Like BuddyTVs Don Williams, fans were very wary at first of bringing in female characters to the male-dominated show. To make matters worse, Kripke wrote a lackluster scene intended solely for the audition process. Fans quickly came across it on casting sites, and developed the feeling that the character "really [looks like she sucks]." However, Kripke believed that fans would change their minds about Ruby after learning that she was a demon. By the middle of the third season, Kripke felt enough fans were "responding positively to vindicate the character," and that most were "finally embracing her" by the third-season finale, with Cassidy's version of Ruby even being dubbed a "fan favorite" later on.
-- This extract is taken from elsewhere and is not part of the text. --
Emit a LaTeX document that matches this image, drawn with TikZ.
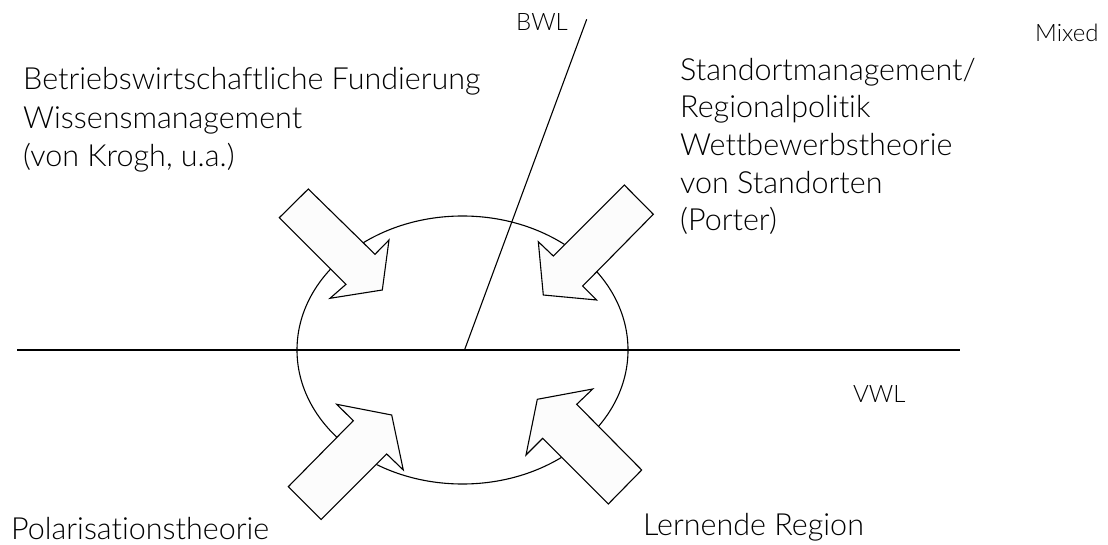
\documentclass[tikz,border=0pt]{standalone}
\usepackage{fontspec}
\setmainfont{Lato Light}[Ligatures=NoCommon]
\usetikzlibrary{shapes.geometric}
\definecolor{arrowfill}{HTML}{FCFCFC}
\tikzset{
  x=1pt, y=-1pt,
  outline/.style={line width=1.1pt, black},
  blockarrow/.style={outline, fill=arrowfill, line join=miter},
  bigtext/.style={anchor=base west, inner sep=0pt, font=\fontsize{30.5}{36}\selectfont},
  smalltext/.style={anchor=base west, inner sep=0pt, font=\fontsize{24}{28}\selectfont},
}
\begin{document}
\begin{tikzpicture}
\useasboundingbox (0,0) rectangle (1108,545);

% central field
\node[outline, draw, ellipse, minimum width=331pt, minimum height=268pt, inner sep=0pt] (core) at (462.5,350) {};

% axes
\coordinate (hL) at (17,350);
\coordinate (hR) at (960,350);
\coordinate (dB) at (464.5,350);
\coordinate (dT) at (586.7,19.3);
\draw[outline] (hL) -- (hR);
\draw[outline] (dB) -- (dT);

% block arrows pointing at the field
\draw[blockarrow] (308.3,189) -- (375,254.3) -- (389,240) -- (382.3,290) -- (330,298.3) -- (346,284.3) -- (279.3,217.7) -- cycle;
\draw[blockarrow] (624.3,185) -- (553.3,256) -- (538.3,241.7) -- (543.3,295) -- (596.7,300) -- (582.7,286) -- (653.3,214.3) -- cycle;
\draw[blockarrow] (288.3,486.7) -- (353.3,420.7) -- (336.7,404.3) -- (391.7,415) -- (403.3,470) -- (386.7,454) -- (321.1,519.5) -- cycle;
\draw[blockarrow] (608.3,504) -- (542.7,438.3) -- (526,455) -- (537.3,399.3) -- (592.7,389) -- (576.7,404.3) -- (641.7,470) -- cycle;

% axis labels
\node[smalltext] (bwl) at (516,31) {BWL};
\node[smalltext] (vwl) at (853,402) {VWL};
\node[smalltext] (mixed) at (1035,42) {Mixed};

% upper left
\node[bigtext] (tl1) at (23,89.3) {Betriebswirtschaftliche Fundierung};
\node[bigtext] (tl2) at (23,128.3) {Wissensmanagement};
\node[bigtext] (tl3) at (23,167) {(von Krogh, u.a.)};

% upper right
\node[bigtext] (tr1) at (680,80.5) {Standortmanagement/};
\node[bigtext] (tr2) at (680,118) {Regionalpolitik};
\node[bigtext] (tr3) at (680,156) {Wettbewerbstheorie};
\node[bigtext] (tr4) at (680,193.5) {von Standorten};
\node[bigtext] (tr5) at (680,231) {(Porter)};

% bottom
\node[bigtext] (bl) at (11,539) {Polarisationstheorie};
\node[bigtext] (br) at (643,535.5) {Lernende Region};
\end{tikzpicture}
\end{document}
When the character returns in the fourth season, she is very different from her third season counterpart. Cortese felt that while the drastic change made fans angry, the flashbacks provided in "I Know What You Did Last Summer" shed some light on Ruby's new mindset and made fans more accepting of the character. However, the overall criticisms towards Cortese's performance made her reluctant to return for an episode in the sixth season, although she eventually accepted when she learned she would be portraying herself.

Despite the generally negative reception to Cortese in the role, fans voted her version of Ruby the 32nd sexiest female character in fantasy and science fiction film and television in a 2012 poll by SFX for the Top 200 Sexiest Characters In Sci-Fi, making her the highest-placing female Supernatural character in the list, beating out Jo Harvelle at number 53 and Ellen Harvelle at number 77.